Fundamental analysis is a method of determining a stock's fair market value. Fundamental analysts examine a company's financial statements, health, competitors, and markets. Fundamental Analysis can be done on historical data, as well as present data, to make predictions. This analysis considers various factors, including the overall state of the economy and other factors that may impact a company's bottom line.
Fundamental analysis is a vital tool for investors. It can give them an insight into a company's true value and help them make informed decisions about whether or not to invest in a particular company. It is also important to remember that out of the different types of fundamental analysis, no single one is perfect. Usually, a combination of different methods is often required to get the most accurate picture possible, as each has its purpose.
Fundamental analysis is often contrasted with technical analysis, which looks at price trends and chart patterns to predict where a stock is headed.
How does it work?
The goal of fundamental analysis is to determine a company's intrinsic value. This is done by analyzing a company's financial statements and performing a valuation on the company. The intrinsic value is then compared to the stock's current price to see if it is undervalued or overvalued.

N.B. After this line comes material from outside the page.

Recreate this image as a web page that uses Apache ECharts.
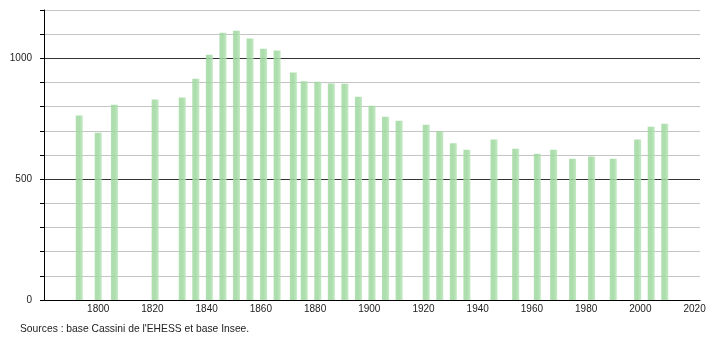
<!DOCTYPE html>
<html>
<head>
<meta charset="utf-8">
<script src="https://cdn.jsdelivr.net/npm/echarts@6/dist/echarts.min.js"></script>
<style>
html,body{margin:0;padding:0;background:#fff;}
#c{width:710px;height:340px;}
</style>
</head>
<body>
<div id="c"></div>
<script>
const years = [1793,1800,1806,1821,1831,1836,1841,1846,1851,1856,1861,1866,1872,1876,1881,1886,1891,1896,1901,1906,1911,1921,1926,1931,1936,1946,1954,1962,1968,1975,1982,1990,1999,2004,2009];
const population = [763,692,808,830,838,916,1015,1106,1114,1082,1040,1032,941,905,903,896,895,841,804,758,742,725,698,649,622,664,626,605,622,584,594,584,664,717,729];
const yTickLabels = [0, 500, 1000];
const xTickLabels = [1800,1820,1840,1860,1880,1900,1920,1940,1960,1980,2000,2020];
const sourceText = "Sources : base Cassini de l'EHESS et base Insee.";

const font = 'Liberation Sans, Arial, sans-serif';
const chart = echarts.init(document.getElementById('c'), null, {renderer: 'canvas'});
chart.setOption({
  animation: false,
  backgroundColor: '#fff',
  grid: {left: 44, right: 10, top: 10, bottom: 40, containLabel: false},
  xAxis: {
    type: 'value', min: 1780, max: 2022, interval: 20,
    axisLine: {show: true, lineStyle: {color: '#000', width: 1}},
    axisTick: {show: false},
    splitLine: {show: false},
    axisLabel: {
      show: true, margin: 4, color: '#222', fontSize: 10, fontFamily: font,
      showMaxLabel: false,
      formatter: v => xTickLabels.indexOf(v) >= 0 ? String(v) : ''
    }
  },
  yAxis: {
    type: 'value', min: 0, max: 1200, interval: 100,
    axisLine: {show: true, lineStyle: {color: '#000', width: 1}},
    axisTick: {show: true, length: 4, lineStyle: {color: '#000'}},
    splitLine: {show: true, lineStyle: {color: ['#333', '#c4c4c4', '#c4c4c4', '#c4c4c4', '#c4c4c4'], width: 1}},
    axisLabel: {
      show: true, margin: 12, color: '#222', fontSize: 10, fontFamily: font,
      formatter: v => yTickLabels.indexOf(v) >= 0 ? String(v) : ''
    }
  },
  series: [{
    type: 'bar',
    barWidth: 7,
    data: years.map((y, i) => [y, population[i]]),
    itemStyle: {
      opacity: 0.85,
      color: new echarts.graphic.LinearGradient(0, 0, 1, 0, [
        {offset: 0, color: '#a2d9a2'},
        {offset: 0.5, color: '#9dd79d'},
        {offset: 1, color: '#b9e6b9'}
      ])
    }
  }],
  graphic: [{
    type: 'text', left: 20, top: 324,
    style: {text: sourceText, fill: '#222', fontSize: 10.3, fontFamily: font}
  }]
});
</script>
</body>
</html>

The three main types of financial statements in the fundamental analysis are the balance sheet, income statement, and cash flow statement. Each of these provides different information about a company's financial status.
Balance Sheet
The balance sheet shows a company's assets, liabilities, and shareholder equity. This information can calculate essential ratios such as the debt-to-equity ratio and the working capital ratio.
Income Statement
The income statement shows a company's revenue and expenses over some time. This information can calculate the profit margin and other important ratios.
Cashflow Statement
The cashflow statement shows a company's cash inflows and outflows over some time. This information determines the free cash flow and other important ratios.
The Two Fundamental Analysis Approaches
Regarding fundamental analysis, investors choose two options: top-down and bottom-up approaches.
Top-Down
The top-down fundamental analysis starts with the overall economy, including international and national economic indicators, and then drills down to specific industries and companies. It relies on economic indicators to predict which sectors or companies will do well. It is a more general approach and is less likely to be affected by individual company missteps.
Bottom-Up
The bottom-up fundamental analysis starts with individual companies and then builds up to the overall economy. It relies on studying a company's financial statements to predict its future success. This approach focuses on individual companies and can be more susceptible to stock market fluctuations. It is essentially the reverse of the top-down approach.